While most experiments have been very effective in isolating the processes of judgement and choice, we should be very careful when applying these findings to other – such as managerial – situations. Are these findings still relevant when we can (or should) control outcomes? Similarly, are these findings still relevant when it is important to outperform rivals, i.e. when performance is relative?

Outcome Control

One important approach to making better decisions is to make a clear distinction between decisions for which we cannot control outcomes and those for which we can (remember Niebuhr?). Trying to influence outcomes over which we don’t have any control is simply a waste of time and effort. We are suffering from an illusion of control when we are trying to influence outcomes that are beyond our control.

Consider, for example, the dice game known as craps. To improve their luck when throwing the dice, players will shake the dice, they will blow on them, and sometimes even talk to them. Clearly, these dice players are suffering from an illusion of control. Blowing will not influence the outcome of a throw.

'For decades researchers have told us that people have a pervasive tendency to overestimate control. We have been admonished to recognize that we can control less than we imagine. […] By running experiments that only looked at instances of low or no control (like throwing dice) […] researchers could only observe the tendency to overestimate control, not the reverse.' (Rosenzweig, 2014, pp. 35-36)

Indeed, sometimes the bigger problem is not an illusion of control. In many real live decision-making situations, we often have more control over outcomes than we think we have. Here, the more common error is not an illusion of control, but rather the reverse: a failure to recognize the extent of control we have.
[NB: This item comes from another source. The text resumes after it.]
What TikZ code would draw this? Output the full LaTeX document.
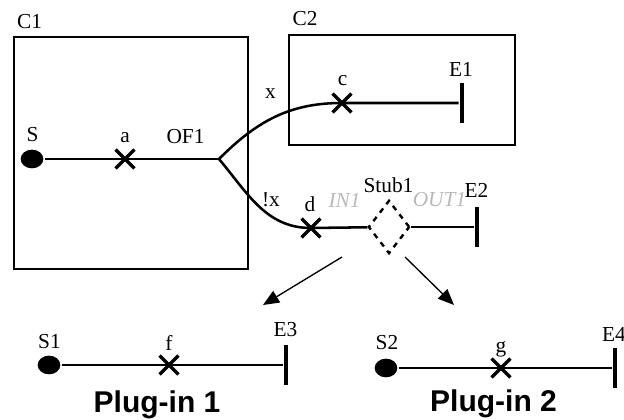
\documentclass[tikz,border=0pt]{standalone}
\usepackage{fontspec}
\setmainfont{Liberation Serif}
\setsansfont{Liberation Sans}
\usetikzlibrary{arrows.meta, positioning, shapes.geometric, shapes.misc}

\begin{document}
\begin{tikzpicture}[
  x=0.75pt, y=0.75pt,
  font=\fontsize{16}{18}\selectfont,
  >={Triangle[length=12pt, width=10pt]},  % Arrow tip
  line width=1.9pt,
  % Define element styles
  compbox/.style={
    draw,
    line width=2.1pt,
    inner sep=0pt
  },
  startdot/.style={
    ellipse,
    fill=black,
    minimum width=17pt,
    minimum height=14pt,
    inner sep=0pt
  },
  respcross/.style={
    cross out,
    draw,
    line width=2.6pt,
    minimum size=11.5pt,
    inner sep=0pt
  },
  endbar/.style={
    rectangle,
    fill=black,
    minimum width=3.2pt,
    minimum height=30pt,
    inner sep=0pt
  },
  stubshape/.style={
    diamond,
    draw,
    dash pattern=on 4pt off 4pt,
    line width=1.8pt,
    minimum width=31pt,
    minimum height=40pt,
    inner sep=0pt
  },
  lbl/.style={inner sep=0pt},
  portlbl/.style={
    inner sep=0pt,
    text=gray!55,
    font=\fontsize{16}{18}\selectfont\itshape
  },
  pluglbl/.style={
    inner sep=0pt,
    anchor=base,
    font=\fontsize{22.5}{26}\selectfont\sffamily\bfseries
  },
  % Arrows style
  connector/.style={
    ->,
    line width=1pt
  }
]
\useasboundingbox (0,0) rectangle (624,420);

% -----------------------------------------------
% COMPONENTS
% -----------------------------------------------
\node[compbox, minimum width=175.5pt, minimum height=174pt] (c1) at (131,267) {};
\node[lbl] (c1Lbl) at (29.5,398.5) {C1};

\node[compbox, minimum width=169.5pt, minimum height=82.5pt] (c2) at (402,330) {};
\node[lbl] (c2Lbl) at (305,401.5) {C2};

% -----------------------------------------------
% ROOT MAP
% -----------------------------------------------
\node[startdot] (s) at (32,261) {};
\node[respcross] (a) at (125,261) {};
\coordinate (fork) at (219,261);
\node[respcross] (c) at (342,317) {};
\node[endbar] (e1) at (462,317) {};
\node[respcross] (d) at (311,192) {};
\node[stubshape] (stub1) at (389,193) {};
\node[endbar] (e2) at (477,193) {};

\node[lbl] (sLbl) at (32.5,285) {S};
\node[lbl] (aLbl) at (125,282) {a};
\node[lbl] (of1Lbl) at (185.5,283.5) {OF1};
\node[lbl] (xLbl) at (270.5,326.5) {x};
\node[lbl] (notxLbl) at (271,220) {!x};
\node[lbl] (cLbl) at (342.5,339) {c};
\node[lbl] (e1Lbl) at (461,351) {E1};
\node[lbl] (dLbl) at (310,215.5) {d};
\node[lbl] (stubLbl) at (388.5,234.5) {Stub1};
\node[portlbl] (inLbl) at (344.5,220) {IN1};
\node[portlbl] (outLbl) at (439.5,220) {OUT1};
\node[lbl] (e2Lbl) at (476.5,230) {E2};

\draw (s) -- (fork);
\draw (fork) to[out=45, in=180] (c.center) -- (e1);
\draw (fork) to[out=-50, in=180] (d.center) -- (stub1);
\draw (stub1) -- (e2);

% -----------------------------------------------
% PLUG-INS
% -----------------------------------------------
\node[startdot] (s1) at (49,55) {};
\node[respcross] (f) at (169,55) {};
\node[endbar] (e3) at (286,55) {};
\node[lbl] (s1Lbl) at (49.5,78.5) {S1};
\node[lbl] (fLbl) at (169,77.5) {f};
\node[lbl] (e3Lbl) at (285.5,90.5) {E3};
\node[pluglbl] (plug1) at (157,7.3) {Plug-in 1};

\node[startdot] (s2) at (386,52) {};
\node[respcross] (g) at (501,52) {};
\node[endbar] (e4) at (615,52) {};
\node[lbl] (s2Lbl) at (387,77.5) {S2};
\node[lbl] (gLbl) at (501,71) {g};
\node[lbl] (e4Lbl) at (614,85.5) {E4};
\node[pluglbl] (plug2) at (493.5,8) {Plug-in 2};

\draw (s1) -- (e3);
\draw (s2) -- (e4);

% Stub to its plug-ins
\coordinate (stubOutA) at (342,163);
\coordinate (plugInA) at (263,115);
\coordinate (stubOutB) at (405,163);
\coordinate (plugInB) at (454,115);
\draw[connector] (stubOutA) -- (plugInA);
\draw[connector] (stubOutB) -- (plugInB);

\end{tikzpicture}
\end{document}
In a managerial context – unlike most of the decision-making experiments – we can (and should) influence performance outcomes. The greater danger is that we think that a particular situation is outside of our control. Whenever we can take action to influence outcomes, the more serious error is to underestimate our level of control.

Going back to Niebuhr’ Serenity Prayer, unfortunately, we don’t always know the difference between the things we can change and those we cannot change. But if we don’t know for sure, it’s actually always best to err on the side of thinking you can get things done. The upside is nearly always greater than the downside.
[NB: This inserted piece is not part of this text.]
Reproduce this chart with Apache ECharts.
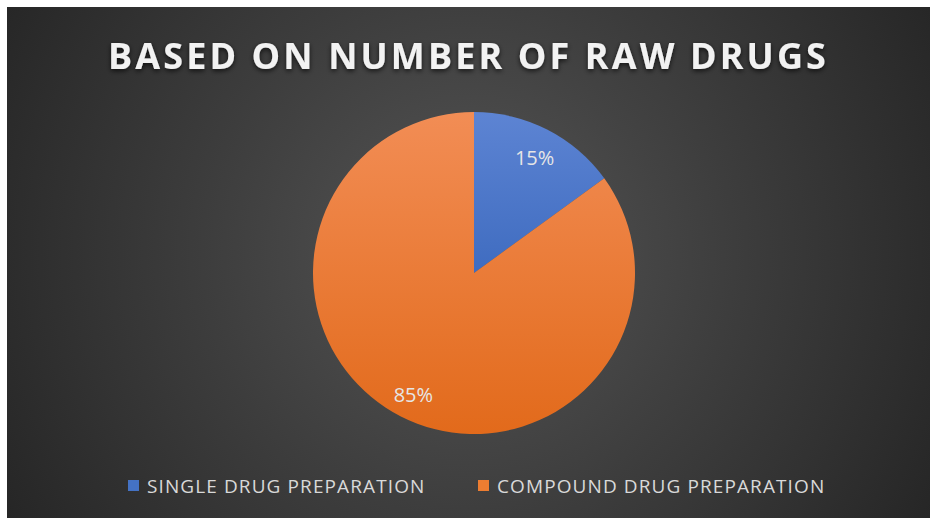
<!DOCTYPE html>
<html>
<head>
<meta charset="utf-8">
<script src="https://cdn.jsdelivr.net/npm/echarts@6/dist/echarts.min.js"></script>
<style>
html,body{margin:0;padding:0;background:#fff;width:930px;height:518px;overflow:hidden;}
#chart{position:absolute;left:7px;top:7px;width:923px;height:511px;
background:radial-gradient(circle farthest-corner at 50% 48%, #555555 0%, #3d3d3d 50%, #262626 100%);}
#chart text[style*="bold"]{letter-spacing:3.1px;}
#chart text[style*="19px"]{letter-spacing:1.1px;}
</style>
</head>
<body>
<div id="chart"></div>
<script>
const titleText = 'BASED ON NUMBER OF RAW DRUGS';
const categories = ['SINGLE DRUG PREPARATION', 'COMPOUND DRUG PREPARATION'];
const values = [15, 85];
const labelTexts = ['15%', '85%'];

const sliceColors = [
  {type:'linear', x:0, y:0, x2:0, y2:1, colorStops:[{offset:0,color:'#5d84d3'},{offset:1,color:'#3f6cc0'}]},
  {type:'linear', x:0, y:0, x2:0, y2:1, colorStops:[{offset:0,color:'#f28d55'},{offset:1,color:'#e26a1b'}]}
];
const legendColors = ['#4472c4', '#ed7d31'];
const legendLefts = [116, 466];

const chart = echarts.init(document.getElementById('chart'), null, {renderer:'svg'});
const mainData = categories.map((c,i)=>({name:c, value:values[i], itemStyle:{color:sliceColors[i]}}));
const labelData = categories.map((c,i)=>({name:c, value:values[i], label:{formatter:labelTexts[i]}}));

chart.setOption({
  backgroundColor:'transparent',
  animation:false,
  title:{
    text:titleText,
    left:'center',
    top:25,
    textStyle:{
      fontFamily:'Open Sans',
      fontWeight:'bold',
      fontSize:36,
      color:'#f2f2f2',
      textShadowColor:'rgba(0,0,0,0.7)',
      textShadowBlur:5,
      textShadowOffsetY:2
    }
  },
  legend:categories.map((c,i)=>({
    bottom:18,
    left:legendLefts[i],
    itemWidth:11,
    itemHeight:11,
    icon:'rect',
    textStyle:{fontFamily:'Open Sans', fontSize:19, color:'#d9d9d9', padding:[0,0,0,3]},
    data:[{name:c, itemStyle:{color:legendColors[i]}}]
  })),
  series:[
    {
      type:'pie',
      center:[467,266],
      radius:[0,161],
      startAngle:90,
      clockwise:true,
      label:{show:false},
      labelLine:{show:false},
      emphasis:{disabled:true},
      data:mainData
    },
    {
      type:'pie',
      center:[467,266],
      radius:[100,161],
      startAngle:90,
      clockwise:true,
      silent:true,
      itemStyle:{color:'rgba(0,0,0,0)'},
      label:{show:true, position:'inside', fontFamily:'Open Sans', fontSize:20, color:'#e6e6e6', offset:[0,3]},
      labelLine:{show:false},
      emphasis:{disabled:true},
      data:labelData
    }
  ]
});
</script>
</body>
</html>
Performance: Absolute or Relative?

Decision-making is also often studied without regard to competition. When people are asked to make decisions, they don’t have to worry about the actions of others. Implicitly then, in much of the decision-making literature, the focus is on absolute performance (i.e. you simply have to try to do well). In business however, the objective is to outperform rivals.  Success is measured relative to the performance of your rivals. Performance is relative not absolute. Importantly, in a competitive setting, even a small increase in absolute performance can lead to a decisive increase in relative performance.
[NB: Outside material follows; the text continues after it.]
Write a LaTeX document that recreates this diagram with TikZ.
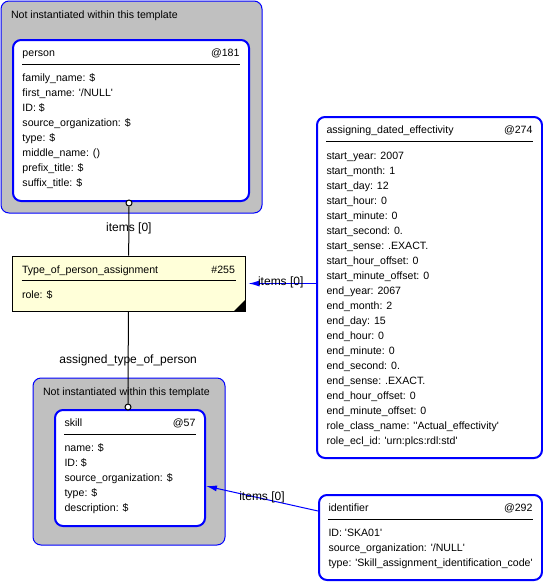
\documentclass[tikz,border=0pt]{standalone}
\usepackage{fontspec}
\setmainfont{Liberation Sans}
\usetikzlibrary{arrows.meta}
\definecolor{grpgrey}{HTML}{C0C0C0}
\definecolor{noteyellow}{HTML}{FFFFD9}
\newcommand{\apos}{\textquotesingle}
\tikzset{
  txt/.style={inner sep=0pt,text height=11.6pt,text depth=0pt},
  attr/.style={txt,anchor=west},
  ident/.style={txt,anchor=east},
  role/.style={txt,font=\fontsize{12pt}{14pt}\selectfont}
}
\begin{document}
\begin{tikzpicture}[x=1pt,y=-1pt,line width=1pt,font=\fontsize{10.6pt}{12pt}\selectfont]
        \useasboundingbox (0,0) rectangle (543,582);

        % groups
        \begin{scope}[every node/.style={draw=blue,fill=grpgrey,rounded corners=8pt,inner sep=0pt}]
          \node[minimum width=261pt,minimum height=212pt] (g1) at (131.5,107)   {};
          \node[minimum width=192pt,minimum height=167pt] (g2) at (129,461.5)   {};
        \end{scope}
        \node[attr] (g1-t) at ([shift={(10,12)}]g1.north west) {Not instantiated within this template};
        \node[attr] (g2-t) at ([shift={(10,12)}]g2.north west) {Not instantiated within this template};

        % entities
        \begin{scope}[every node/.style={draw=blue,line width=2pt,fill=white,rounded corners=8pt,inner sep=0pt}]
          \node[minimum width=236pt,minimum height=161pt] (181) at (131,120.5)   {};
          \node[minimum width=150pt,minimum height=116pt] (57)  at (130,468)     {};
          \node[minimum width=225pt,minimum height=341pt] (274) at (429.5,287.5) {};
          \node[minimum width=223pt,minimum height=85pt]  (292) at (430.5,537.5) {};
        \end{scope}
        \node[draw,fill=noteyellow,minimum width=233pt,minimum height=55pt,inner sep=0pt] (255) at (128.5,283.5) {};
        \fill (255.south east) -- ++(0,-12) -- ++(-12,12) -- cycle;

        % headers
        \foreach \n/\t/\i in {181/person/@181, 57/skill/@57, 255/Type\_of\_person\_assignment/\#255,
                              274/assigning\_dated\_effectivity/@274, 292/identifier/@292} {
          \node[attr]  (\n-t) at ([shift={(10,12)}]\n.north west)  {\t};
          \node[ident] (\n-i) at ([shift={(-10,12)}]\n.north east) {\i};
          \draw ([shift={(10,25)}]\n.north west) -- ([shift={(-10,25)}]\n.north east);
        }

        % attributes
        \foreach \a [count=\k from 0] in {family\_name: \$, first\_name: \apos/NULL\apos, ID: \$,
            source\_organization: \$, type: \$, middle\_name: (), prefix\_title: \$, suffix\_title: \$}
          \node[attr] (181-a\k) at ([shift={(10,37+15*\k)}]181.north west) {\a};
        \foreach \a [count=\k from 0] in {name: \$, ID: \$, source\_organization: \$, type: \$, description: \$}
          \node[attr] (57-a\k) at ([shift={(10,37+15*\k)}]57.north west) {\a};
        \node[attr] (255-a0) at ([shift={(10,37)}]255.north west) {role: \$};
        \foreach \a [count=\k from 0] in {start\_year: 2007, start\_month: 1, start\_day: 12, start\_hour: 0,
            start\_minute: 0, start\_second: 0., start\_sense: .EXACT., start\_hour\_offset: 0,
            start\_minute\_offset: 0, end\_year: 2067, end\_month: 2, end\_day: 15, end\_hour: 0,
            end\_minute: 0, end\_second: 0., end\_sense: .EXACT., end\_hour\_offset: 0,
            end\_minute\_offset: 0, role\_class\_name: \apos\apos Actual\_effectivity\apos,
            role\_ecl\_id: \apos urn:plcs:rdl:std\apos}
          \node[attr] (274-a\k) at ([shift={(10,38+15*\k)}]274.north west) {\a};
        \foreach \a [count=\k from 0] in {ID: \apos SKA01\apos, source\_organization: \apos/NULL\apos,
            type: \apos Skill\_assignment\_identification\_code\apos}
          \node[attr] (292-a\k) at ([shift={(10,37+15*\k)}]292.north west) {\a};

        % connectors
        \begin{scope}[every node/.style={circle,draw,fill=white,inner sep=0pt,minimum size=6pt}]
          \node (c1) at (129,203) {};
          \node (c2) at (128,407) {};
        \end{scope}
        \begin{scope}[every node/.style={role}]
          \path (c1) edge[draw] node[pos=0.4] (l1) {items [0]} (255);
          \path (255) edge[draw] node (l2) {assigned\_type\_of\_person} (c2);
          \path (274.west |- 255.east) edge[draw=blue,-{Latex[length=11pt,width=6pt]},shorten >=3pt]
                node[yshift=4pt] (l3) {items [0]} (255.east);
          \path ([yshift=-17pt]292.north west) edge[draw=blue,-{Latex[length=11pt,width=6pt]}]
                node[yshift=4pt] (l4) {items [0]} ([yshift=-18pt]57.east);
        \end{scope}

      \end{tikzpicture}
\end{document}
Knowing whether performance is absolute or relative is important. However, another key point is the distribution of payoffs. Are payoffs evenly distributed across rivals or does the winner get a payoff which is much higher than that of its rivals?

Competitive situations differ in the way payoffs are allocated across rivals.

Sometimes, the winner earns just a little bit more than the others (low skewness). Here, competition will not be very fierce. When payoffs are highly skewed – i.e. the winner earns a lot more than rivals – competition will become much more intense. The most extreme distribution of payoffs is that where the winner takes all. Under these circumstances, competition will be extremely fierce and very risk-seeking. Here, you need to go for broke. You take outsized risks. Playing it safe will almost certainly guarantee failure.

As a rule then, the higher the skewness of payoffs, the more important it is to outperform rivals. This, in turn, calls for making bold strategic moves.


Most managerial decisions are different from those that have been studied in much of the decision-making literature in two ways: i) managers most often can   (and need to) control outcomes, and ii) managers need to outperform rivals i.e. performance is relative.

When you think you can control outcomes, it pays off to err on the side of thinking you can get things done. The upside is always greater than the downside. When you have to outperform rivals, strategic thinking matters (especially when payoffs are highly skewed).

All of the experiments in the decision-making literature have been very effective in isolating the principles governing how we make decisions, how we make choices. However, we should be very careful when applying these findings to the decision-making situations confronting managers.

[1] The following discussion is based on Rosenzweig (2014), Chapters 1-4 (pp. 1-79).


Finkelstein, S., J. Whitehead en A. Campbell (2009), Think Again: Why Good Leaders Make Bad Decisions and How to Keep it From Happening to You, Harvard Business Press, Boston, MA.

Heath C. en D. Heath (2013), Decisive: How to Make Better Choices in Life and Work, Crown Publishing, Random House, NY.

Kahneman, D. (2011), Thinking Fast and Slow, Farrar, Straus and Giroux, NY

Rosenzweig, Ph (2014), Left Brain, Right Stuff: How Leaders Make Winning Decisions, Public Affairs, Perseus Books, NY.

Russo, J.E. en P.J.H. Schoemaker (2002), Winning Decisions: Getting it Right the First Time, Currency Doubleday, Random House, NY.